Me dijo que leyera una, para que viera cómo es; y no les miento cuando les digo que aún disfruto leer como ese día que tomé una revista y comencé a leer las historietas. A él, además, le gustaba que a mí me gustara, tenía una sonrisa muy particular que así lo demostraba. Yo dí cuenta de esa sonrisa hace un año atrás. Le hice a mi hijo pequeño la misma sonrisa cuando comenzó a cantar las canciones que habitualmente canto; siempre dependiendo obviamente de lo que escuchemos durante el día, que por lo general obedece al estado de ánimo; y obviamente, nadie se siente igual todos los días; entonces la música cambia; y el estado de ánimo vuelve a cambiar, y todo mientras él las canta. Como yo leyendo las revistas de mi Viejo en su laburo, maravillado por historias como la de Dago, o Nippur de Lagash o Gilgamesh o El Cabo Sabino y otras tantas que no recuerdo en este momento.



Había tardes que salíamos con el Siam a comprar cosas para la casa; y a la vuelta pasábamos por un kiosco donde las vendían. No recuerdo el lugar, recuerdo el momento de ir a comprar las revistas, recuerdo como dije, una escena, que transcurre todavía. Con el tiempo, comencé a pedirle algunas para mí, que veía interesantes. Claro que ya eran historietas de dibujos animados que yo veía en la televisión; pero a mí eso, no me importaba; así que pedía que me las compren igual. Cosa que hacían, mi Vieja estaba feliz de que me gustara leer —así iba a aprender más rápido, decía, brusca y encantadora ella.

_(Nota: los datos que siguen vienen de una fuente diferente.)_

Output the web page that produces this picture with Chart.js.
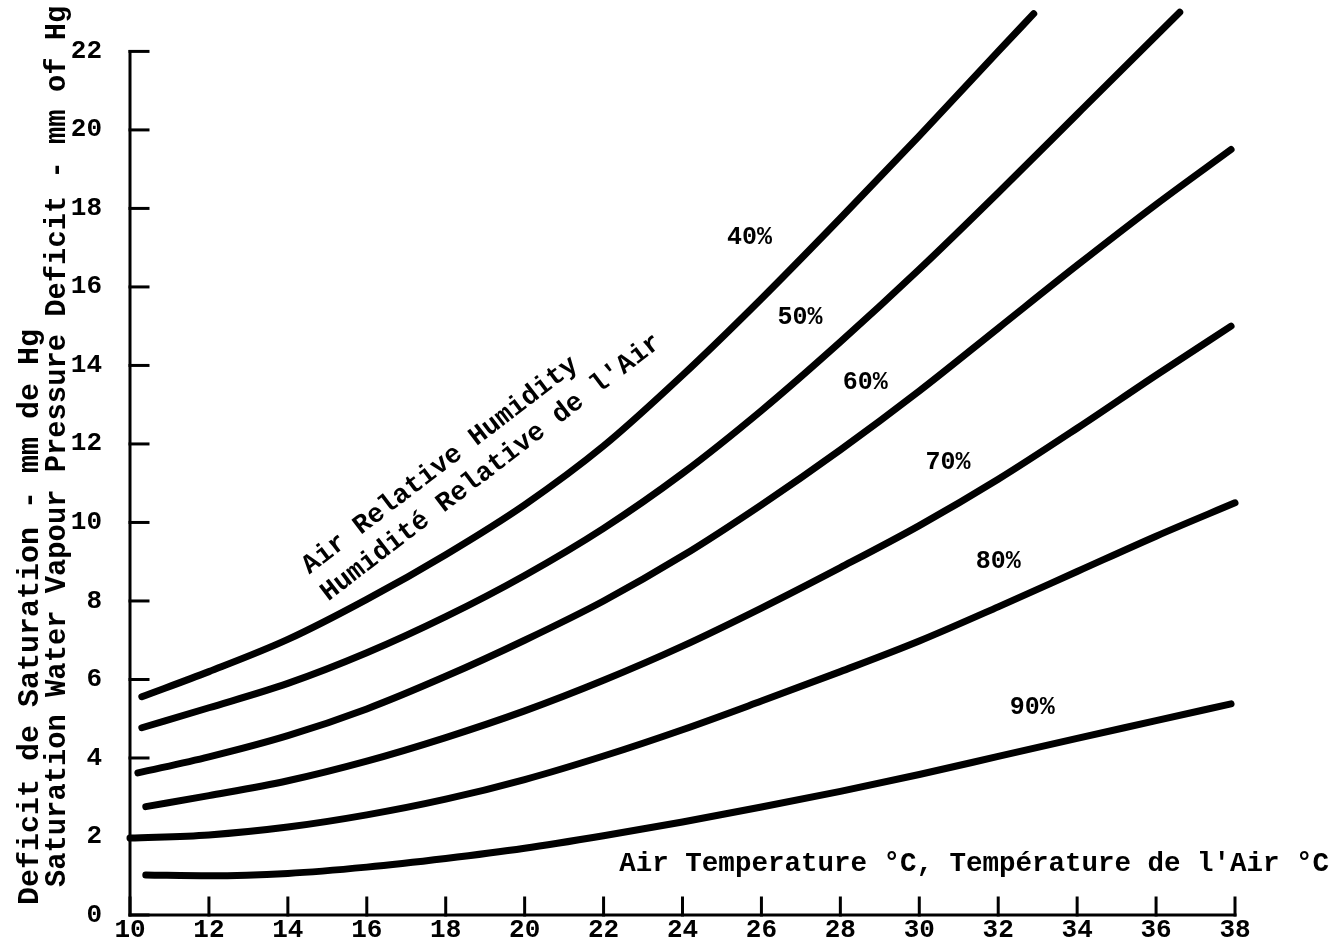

Así fue como nunca dejó de gustarme leer y comprar (bueno,....tener) siempre cosas nuevas para leer. Sigo queriendo tener cosas nuevas para leer, todo el tiempo, desde aquél tiempo. Y cuando voy a la librería, llevo a mi hijo conmigo; y conversamos, y cada vez le pregunto si le gusta venir, y siempre me dice sí; y es una escena que también, por suerte, todavía,.... sigue transcurriendo.